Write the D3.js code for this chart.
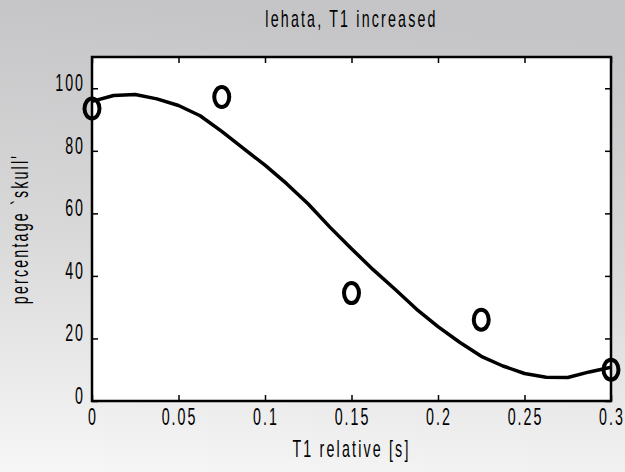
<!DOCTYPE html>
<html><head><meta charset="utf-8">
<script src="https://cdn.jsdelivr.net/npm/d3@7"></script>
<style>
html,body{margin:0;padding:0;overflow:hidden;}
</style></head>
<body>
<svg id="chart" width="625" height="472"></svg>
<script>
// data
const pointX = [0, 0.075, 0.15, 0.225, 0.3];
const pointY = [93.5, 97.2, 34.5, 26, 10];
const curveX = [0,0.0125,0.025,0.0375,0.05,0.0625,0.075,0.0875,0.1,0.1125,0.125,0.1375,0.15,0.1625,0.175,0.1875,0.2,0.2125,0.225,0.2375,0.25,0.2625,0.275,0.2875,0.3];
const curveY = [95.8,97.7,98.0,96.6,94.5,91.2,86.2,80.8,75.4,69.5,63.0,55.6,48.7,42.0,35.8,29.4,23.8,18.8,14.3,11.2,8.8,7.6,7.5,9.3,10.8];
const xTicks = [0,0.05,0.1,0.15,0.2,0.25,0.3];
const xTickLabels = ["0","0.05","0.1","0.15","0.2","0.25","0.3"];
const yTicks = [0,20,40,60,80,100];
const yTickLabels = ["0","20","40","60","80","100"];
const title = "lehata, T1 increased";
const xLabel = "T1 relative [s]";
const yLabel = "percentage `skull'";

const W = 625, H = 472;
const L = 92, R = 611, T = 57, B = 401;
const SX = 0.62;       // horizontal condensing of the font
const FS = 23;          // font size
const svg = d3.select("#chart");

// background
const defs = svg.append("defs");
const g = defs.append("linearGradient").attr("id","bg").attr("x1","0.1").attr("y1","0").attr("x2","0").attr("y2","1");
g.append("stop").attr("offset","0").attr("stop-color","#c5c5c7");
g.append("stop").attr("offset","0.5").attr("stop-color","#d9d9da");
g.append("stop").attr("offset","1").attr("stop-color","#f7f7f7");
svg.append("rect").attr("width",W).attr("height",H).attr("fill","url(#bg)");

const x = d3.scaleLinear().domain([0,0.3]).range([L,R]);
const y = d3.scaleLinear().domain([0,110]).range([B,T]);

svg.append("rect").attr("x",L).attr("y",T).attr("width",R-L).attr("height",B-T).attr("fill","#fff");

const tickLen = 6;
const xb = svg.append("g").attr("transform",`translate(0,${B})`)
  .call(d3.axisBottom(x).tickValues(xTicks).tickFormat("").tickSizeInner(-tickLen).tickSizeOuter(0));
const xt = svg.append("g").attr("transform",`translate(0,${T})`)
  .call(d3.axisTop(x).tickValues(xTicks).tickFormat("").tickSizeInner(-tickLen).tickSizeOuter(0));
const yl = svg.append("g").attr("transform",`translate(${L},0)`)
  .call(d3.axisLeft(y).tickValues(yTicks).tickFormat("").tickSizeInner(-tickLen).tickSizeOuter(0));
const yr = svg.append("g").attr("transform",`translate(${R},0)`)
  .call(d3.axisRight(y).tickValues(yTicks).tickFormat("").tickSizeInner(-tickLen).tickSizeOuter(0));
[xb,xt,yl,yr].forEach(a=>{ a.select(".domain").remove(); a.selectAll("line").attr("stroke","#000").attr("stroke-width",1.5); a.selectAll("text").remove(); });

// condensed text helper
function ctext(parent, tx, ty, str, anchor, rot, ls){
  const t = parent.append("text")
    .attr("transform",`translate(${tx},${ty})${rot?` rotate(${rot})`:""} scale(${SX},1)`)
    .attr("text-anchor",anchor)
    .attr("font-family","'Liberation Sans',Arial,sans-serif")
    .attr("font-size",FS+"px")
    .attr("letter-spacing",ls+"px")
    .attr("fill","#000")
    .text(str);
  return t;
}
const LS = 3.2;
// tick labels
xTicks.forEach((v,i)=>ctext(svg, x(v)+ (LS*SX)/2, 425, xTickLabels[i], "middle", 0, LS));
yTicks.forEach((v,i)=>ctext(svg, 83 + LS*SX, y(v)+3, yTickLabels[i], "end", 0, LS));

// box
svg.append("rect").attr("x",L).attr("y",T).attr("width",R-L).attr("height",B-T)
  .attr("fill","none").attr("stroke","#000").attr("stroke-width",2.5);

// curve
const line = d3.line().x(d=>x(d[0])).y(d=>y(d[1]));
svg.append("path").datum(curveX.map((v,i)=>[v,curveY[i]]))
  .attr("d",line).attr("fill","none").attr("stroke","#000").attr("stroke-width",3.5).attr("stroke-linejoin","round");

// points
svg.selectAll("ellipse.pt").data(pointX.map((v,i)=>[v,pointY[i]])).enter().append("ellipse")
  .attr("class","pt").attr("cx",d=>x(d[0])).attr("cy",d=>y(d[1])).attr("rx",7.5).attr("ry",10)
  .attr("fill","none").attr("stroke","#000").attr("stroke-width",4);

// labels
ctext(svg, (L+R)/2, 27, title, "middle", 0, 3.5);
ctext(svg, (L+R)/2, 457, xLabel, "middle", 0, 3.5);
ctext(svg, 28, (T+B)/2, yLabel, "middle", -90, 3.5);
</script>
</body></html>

------------------------------------

Output all of the data exactly as it stands, minus any images.

Write the D3.js code for this chart.
<!DOCTYPE html>
<html><head><meta charset="utf-8">
<script src="https://cdn.jsdelivr.net/npm/d3@7"></script>
<style>
html,body{margin:0;padding:0;overflow:hidden;}
</style></head>
<body>
<svg id="chart" width="625" height="472"></svg>
<script>
// data
const pointX = [0, 0.075, 0.15, 0.225, 0.3];
const pointY = [93.5, 97.2, 34.5, 26, 10];
const curveX = [0,0.0125,0.025,0.0375,0.05,0.0625,0.075,0.0875,0.1,0.1125,0.125,0.1375,0.15,0.1625,0.175,0.1875,0.2,0.2125,0.225,0.2375,0.25,0.2625,0.275,0.2875,0.3];
const curveY = [95.8,97.7,98.0,96.6,94.5,91.2,86.2,80.8,75.4,69.5,63.0,55.6,48.7,42.0,35.8,29.4,23.8,18.8,14.3,11.2,8.8,7.6,7.5,9.3,10.8];
const xTicks = [0,0.05,0.1,0.15,0.2,0.25,0.3];
const xTickLabels = ["0","0.05","0.1","0.15","0.2","0.25","0.3"];
const yTicks = [0,20,40,60,80,100];
const yTickLabels = ["0","20","40","60","80","100"];
const title = "lehata, T1 increased";
const xLabel = "T1 relative [s]";
const yLabel = "percentage `skull'";

const W = 625, H = 472;
const L = 92, R = 611, T = 57, B = 401;
const SX = 0.62;       // horizontal condensing of the font
const FS = 23;          // font size
const svg = d3.select("#chart");

// background
const defs = svg.append("defs");
const g = defs.append("linearGradient").attr("id","bg").attr("x1","0.1").attr("y1","0").attr("x2","0").attr("y2","1");
g.append("stop").attr("offset","0").attr("stop-color","#c5c5c7");
g.append("stop").attr("offset","0.5").attr("stop-color","#d9d9da");
g.append("stop").attr("offset","1").attr("stop-color","#f7f7f7");
svg.append("rect").attr("width",W).attr("height",H).attr("fill","url(#bg)");

const x = d3.scaleLinear().domain([0,0.3]).range([L,R]);
const y = d3.scaleLinear().domain([0,110]).range([B,T]);

svg.append("rect").attr("x",L).attr("y",T).attr("width",R-L).attr("height",B-T).attr("fill","#fff");

const tickLen = 6;
const xb = svg.append("g").attr("transform",`translate(0,${B})`)
  .call(d3.axisBottom(x).tickValues(xTicks).tickFormat("").tickSizeInner(-tickLen).tickSizeOuter(0));
const xt = svg.append("g").attr("transform",`translate(0,${T})`)
  .call(d3.axisTop(x).tickValues(xTicks).tickFormat("").tickSizeInner(-tickLen).tickSizeOuter(0));
const yl = svg.append("g").attr("transform",`translate(${L},0)`)
  .call(d3.axisLeft(y).tickValues(yTicks).tickFormat("").tickSizeInner(-tickLen).tickSizeOuter(0));
const yr = svg.append("g").attr("transform",`translate(${R},0)`)
  .call(d3.axisRight(y).tickValues(yTicks).tickFormat("").tickSizeInner(-tickLen).tickSizeOuter(0));
[xb,xt,yl,yr].forEach(a=>{ a.select(".domain").remove(); a.selectAll("line").attr("stroke","#000").attr("stroke-width",1.5); a.selectAll("text").remove(); });

// condensed text helper
function ctext(parent, tx, ty, str, anchor, rot, ls){
  const t = parent.append("text")
    .attr("transform",`translate(${tx},${ty})${rot?` rotate(${rot})`:""} scale(${SX},1)`)
    .attr("text-anchor",anchor)
    .attr("font-family","'Liberation Sans',Arial,sans-serif")
    .attr("font-size",FS+"px")
    .attr("letter-spacing",ls+"px")
    .attr("fill","#000")
    .text(str);
  return t;
}
const LS = 3.2;
// tick labels
xTicks.forEach((v,i)=>ctext(svg, x(v)+ (LS*SX)/2, 425, xTickLabels[i], "middle", 0, LS));
yTicks.forEach((v,i)=>ctext(svg, 83 + LS*SX, y(v)+3, yTickLabels[i], "end", 0, LS));

// box
svg.append("rect").attr("x",L).attr("y",T).attr("width",R-L).attr("height",B-T)
  .attr("fill","none").attr("stroke","#000").attr("stroke-width",2.5);

// curve
const line = d3.line().x(d=>x(d[0])).y(d=>y(d[1]));
svg.append("path").datum(curveX.map((v,i)=>[v,curveY[i]]))
  .attr("d",line).attr("fill","none").attr("stroke","#000").attr("stroke-width",3.5).attr("stroke-linejoin","round");

// points
svg.selectAll("ellipse.pt").data(pointX.map((v,i)=>[v,pointY[i]])).enter().append("ellipse")
  .attr("class","pt").attr("cx",d=>x(d[0])).attr("cy",d=>y(d[1])).attr("rx",7.5).attr("ry",10)
  .attr("fill","none").attr("stroke","#000").attr("stroke-width",4);

// labels
ctext(svg, (L+R)/2, 27, title, "middle", 0, 3.5);
ctext(svg, (L+R)/2, 457, xLabel, "middle", 0, 3.5);
ctext(svg, 28, (T+B)/2, yLabel, "middle", -90, 3.5);
</script>
</body></html>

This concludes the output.